Trademark Infringement and Customs
According to Section 11 of the Customs Act, 1962 import of goods infringing intellectual property rights into India is prohibited.
Even though the term counterfeiting of trademarks is not defined under the Trademarks act, 1999, section 102 of the act relating to “falsifying and falsely applying trademarks” corresponds to the concept of trademark counterfeits. The trademark law further sanctions criminal penalties for selling and applying goods and services under false trademarks. Furthermore, counterfeiting of property or other marks, using or selling of goods marked with a counterfeit property mark and making or possessing any instrument for counterfeiting a property marks, is a criminal offence under sections 481 to 487 of the Indian Penal Code, 1860.
An entity shall register their brand as trademark and shall also record their IP Rights through the Indian Customs IPR Recordation Portal within the jurisdiction of India, in order to attain the right to serve notice in writing to the Commissioner of Customs or any Customs officer requesting suspension of clearance of goods suspected to be infringing intellectual property right as provided under the Intellectual Property Rights (Imported Goods) Enforcement Rules, 2007.
According to the Intellectual Property Rights (Imported Goods) Enforcement Rules, 2007, the grant of registration of notice is subject to the furnishing of consignment specific bond bank guarantee and indemnity bond by the right holder with the Commissioner of Customs. Post the registration, the import of allegedly infringing goods into India is deemed as prohibited within the meaning of Section 11 of the Customs Act, 1962. Once the clearance of goods is suspended by the deputy/assistant commissioner of customs, the importer and the right holder are informed about the same and are required to appear for the proceedings within a period of ten working days from the date of suspension of clearance. This period on valid grounds can further be extended by another 10 days. The consequence of delay in joining the proceedings by the right holder, can result in the goods being released to the importer. The right holder is thereafter provided with photographs, serial numbers or samples of the product for examination of goods in order to assist in determining whether the goods are pirated, counterfeit or infringes an intellectual property right. On receiving evidence of infringement, the customs then issues a notice to the importer and provides the importer with an opportunity to present their case. The goods infringing IPR are then confiscated by the customs and are destroyed or disposed of outside the normal channels of commerce after obtaining “no objection” or concurrence from the right holder or his authorized representative.

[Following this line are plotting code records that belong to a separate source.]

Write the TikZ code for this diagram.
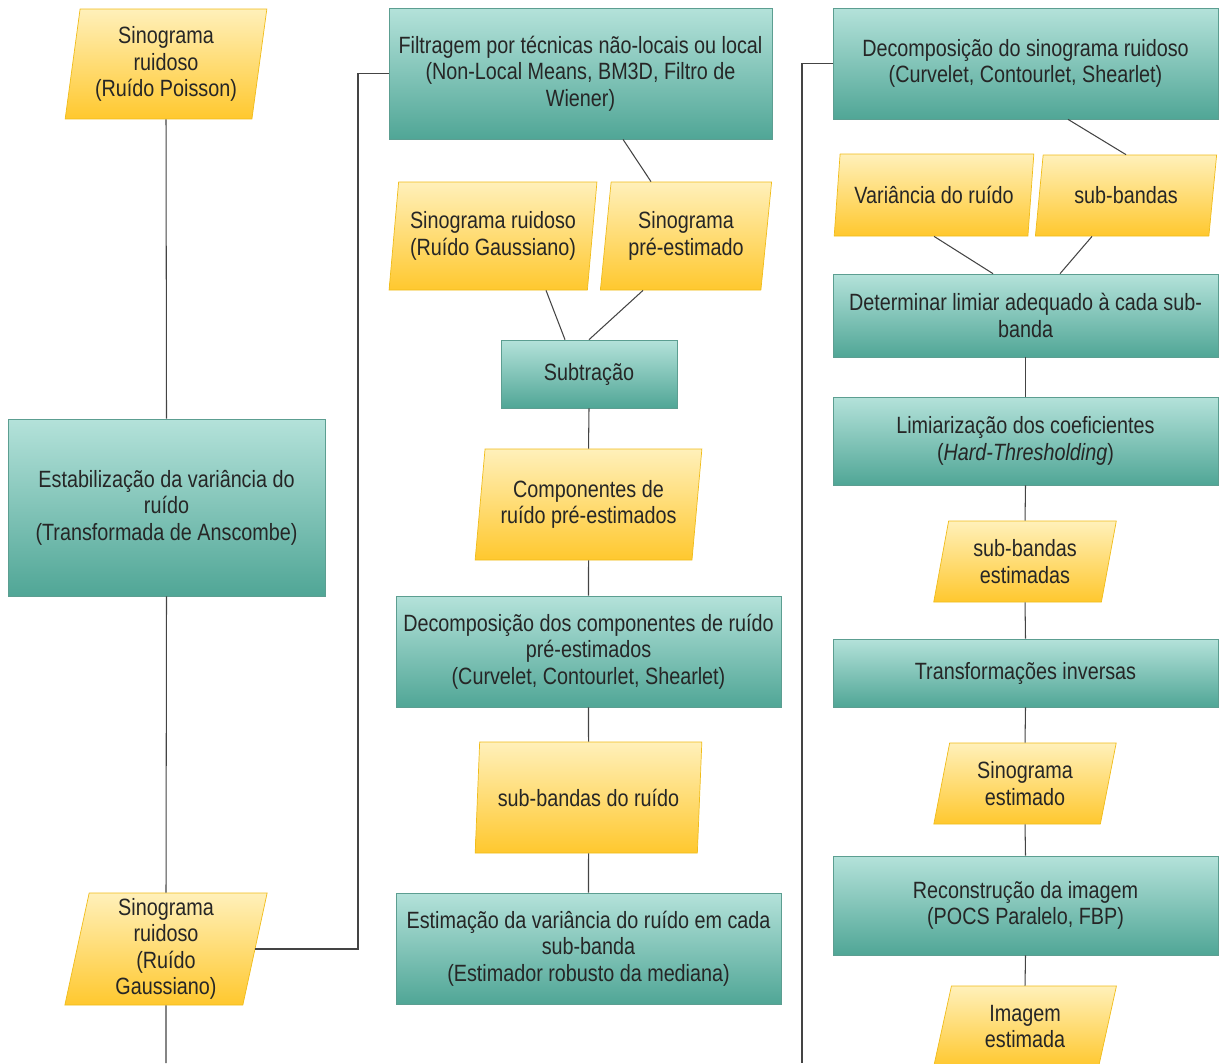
\documentclass[tikz,border=0pt]{standalone}
\usepackage{fontspec}
\setmainfont{Liberation Sans}[FakeStretch=0.84]
\usetikzlibrary{shapes.geometric}

\definecolor{tealtop}{HTML}{B4E2DA}
\definecolor{tealbot}{HTML}{50A696}
\definecolor{tealline}{HTML}{5C9E91}
\definecolor{goldtop}{HTML}{FFF0BA}
\definecolor{goldbot}{HTML}{FFC82E}
\definecolor{goldline}{HTML}{F0BC1A}
\definecolor{inktext}{HTML}{262626}
\definecolor{wire}{HTML}{444444}

\tikzset{
  txt/.style={font=\fontsize{13.4pt}{15pt}\selectfont, text=inktext, align=center, inner sep=2pt},
  procbox/.style={txt, shape=rectangle, draw=tealline, top color=tealtop, bottom color=tealbot},
  databox/.style={txt, shape=trapezium, trapezium left angle=81, trapezium right angle=99,
                  trapezium stretches=true, draw=goldline, top color=goldtop, bottom color=goldbot},
  link/.style={draw=wire, line width=0.6pt}
}

\begin{document}
\begin{tikzpicture}[x=0.02cm, y=-0.02cm]
                \clip (0,0) rectangle (1219,1063);

                % coluna esquerda
                \node[databox, minimum width=4.06cm, minimum height=2.2cm] (poisson) at (166,64) {Sinograma\\ruidoso\\(Ruído Poisson)};
                \node[procbox, minimum width=6.34cm, minimum height=3.54cm] (anscombe) at (166.5,507.5) {Estabilização da variância do\\ruído\\(Transformada de Anscombe)};
                \node[databox, minimum width=4.06cm, minimum height=2.24cm] (gauss) at (166,949) {Sinograma\\ruidoso\\(Ruído\\Gaussiano)};
                \coordinate (endL) at (166,1063);
                \coordinate (bendL) at (358,73.5);

                % coluna do meio
                \node[procbox, minimum width=7.66cm, minimum height=2.62cm] (filtro) at (580.5,73.5) {Filtragem por técnicas não-locais ou local\\(Non-Local Means, BM3D, Filtro de\\Wiener)};
                \node[databox, minimum width=4.16cm, minimum height=2.16cm] (sinG) at (493,236) {Sinograma ruidoso\\(Ruído Gaussiano)};
                \node[databox, minimum width=3.44cm, minimum height=2.16cm] (sinPre) at (686,236) {Sinograma\\pré-estimado};
                \node[procbox, minimum width=3.52cm, minimum height=1.36cm] (subtr) at (589,374) {Subtração};
                \node[databox, minimum width=4.54cm, minimum height=2.22cm] (compR) at (588.5,504.5) {Componentes de\\ruído pré-estimados};
                \node[procbox, minimum width=7.7cm, minimum height=2.22cm] (decComp) at (588.5,651.5) {Decomposição dos componentes de ruído\\pré-estimados\\(Curvelet, Contourlet, Shearlet)};
                \node[databox, minimum width=4.54cm, minimum height=2.22cm] (subR) at (588.5,797.5) {sub-bandas do ruído};
                \node[procbox, minimum width=7.7cm, minimum height=2.22cm] (estVar) at (588.5,948.5) {Estimação da variância do ruído em cada\\sub-banda\\(Estimador robusto da mediana)};

                % coluna direita
                \node[procbox, minimum width=7.7cm, minimum height=2.22cm] (decSin) at (1025.5,63.5) {Decomposição do sinograma ruidoso\\(Curvelet, Contourlet, Shearlet)};
                \node[databox, trapezium left angle=78, trapezium right angle=102, minimum width=4.02cm, minimum height=1.64cm] (varR) at (934,195) {Variância do ruído};
                \node[databox, trapezium left angle=78, trapezium right angle=102, minimum width=3.64cm, minimum height=1.62cm] (subB) at (1126,195.5) {sub-bandas};
                \node[procbox, minimum width=7.7cm, minimum height=1.66cm] (limiar) at (1025.5,315.5) {Determinar limiar adequado à cada sub-\\banda};
                \node[procbox, minimum width=7.7cm, minimum height=1.76cm] (hard) at (1025.5,441) {Limiarização dos coeficientes\\(\textit{Hard-Thresholding})};
                \node[databox, trapezium left angle=78, trapezium right angle=102, minimum width=3.66cm, minimum height=1.62cm] (subEst) at (1025,561.5) {sub-bandas\\estimadas};
                \node[procbox, minimum width=7.7cm, minimum height=1.36cm] (inv) at (1025.5,673) {Transformações inversas};
                \node[databox, trapezium left angle=78, trapezium right angle=102, minimum width=3.66cm, minimum height=1.62cm] (sinEst) at (1025,783.5) {Sinograma\\estimado};
                \node[procbox, minimum width=7.7cm, minimum height=1.98cm] (recon) at (1025.5,905.5) {Reconstrução da imagem\\(POCS Paralelo, FBP)};
                \node[databox, trapezium left angle=78, trapezium right angle=102, minimum width=3.66cm, minimum height=1.62cm] (imgEst) at (1025,1026.5) {Imagem\\estimada};
                \coordinate (bendR) at (802,63.5);
                \coordinate (endR) at (802,1063);

                \draw[link] (poisson.south) -- (anscombe.north);
                \draw[link] (anscombe.south) -- (gauss.north);
                \draw[link] (gauss.south) -- (endL);
                \draw[link] (gauss.east) -| (bendL) -- (filtro.west);

                \draw[link] ([xshift=0.85cm]filtro.south) -- ([xshift=-0.7cm]sinPre.north);
                \draw[link] ([xshift=1.06cm]sinG.south) -- ([xshift=-0.48cm]subtr.north);
                \draw[link] ([xshift=-0.86cm]sinPre.south) -- (subtr.north);
                \draw[link] (subtr.south) -- (compR.north);
                \draw[link] (compR.south) -- (decComp.north);
                \draw[link] (decComp.south) -- (subR.north);
                \draw[link] (subR.south) -- (estVar.north);

                \draw[link] (decSin.west) -- (bendR) -- (endR);
                \draw[link] ([xshift=0.85cm]decSin.south) -- (subB.north);
                \draw[link] (varR.south) -- ([xshift=-0.65cm]limiar.north);
                \draw[link] ([xshift=-0.68cm]subB.south) -- ([xshift=0.69cm]limiar.north);
                \draw[link] (limiar.south) -- (hard.north);
                \draw[link] (hard.south) -- (subEst.north);
                \draw[link] (subEst.south) -- (inv.north);
                \draw[link] (inv.south) -- (sinEst.north);
                \draw[link] (sinEst.south) -- (recon.north);
                \draw[link] (recon.south) -- (imgEst.north);

            \end{tikzpicture}
\end{document}
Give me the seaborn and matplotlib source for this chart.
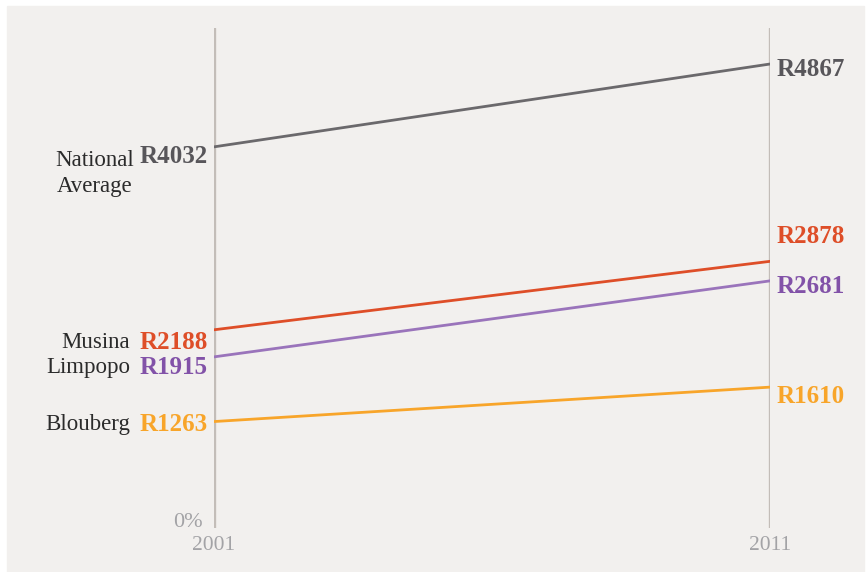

The examination procedure helps in proving whether the goods infringes trademarks or other IPR, wherein the importer shall be given a fair opportunity to present their case and respond to the show cause notice served upon them. The adjudicating authority passes an order of confiscation, on being satisfied that the goods indeed infringed a company’s trademark or other IPR. Further, on completion of all the proceedings and after receiving a ‘no objection’ from the company’s right holder, the infringing goods are destroyed by the custom officials.
- The Central Government in view of Section 11 of the Customs act, has the power to prohibit import or export of goods that, inter alia, violate intellectual property rights such as trade marks
- The Intellectual Property Rights (Imported Goods) Enforcement Rules, 2007 (IP Rules) lays down conditions and procedures for prohibition of import of goods infringing intellectual property rights.
- Counterfeiting is a criminal offence according to the Indian Penal Code, 1860.
- “Falsifying and falsely applying trademarks” corresponds to counterfeiting under the trademarks act 1999 and sanctions criminal penalty.
- Recordation of IPR with the Indian Customs shall be complied with, in order to apply for suspension of clearance of goods infringing Intellectual Property Rights.
- The issuance of a Unique Permanent Registration Number (UPRN) confirms the recordation of IPR.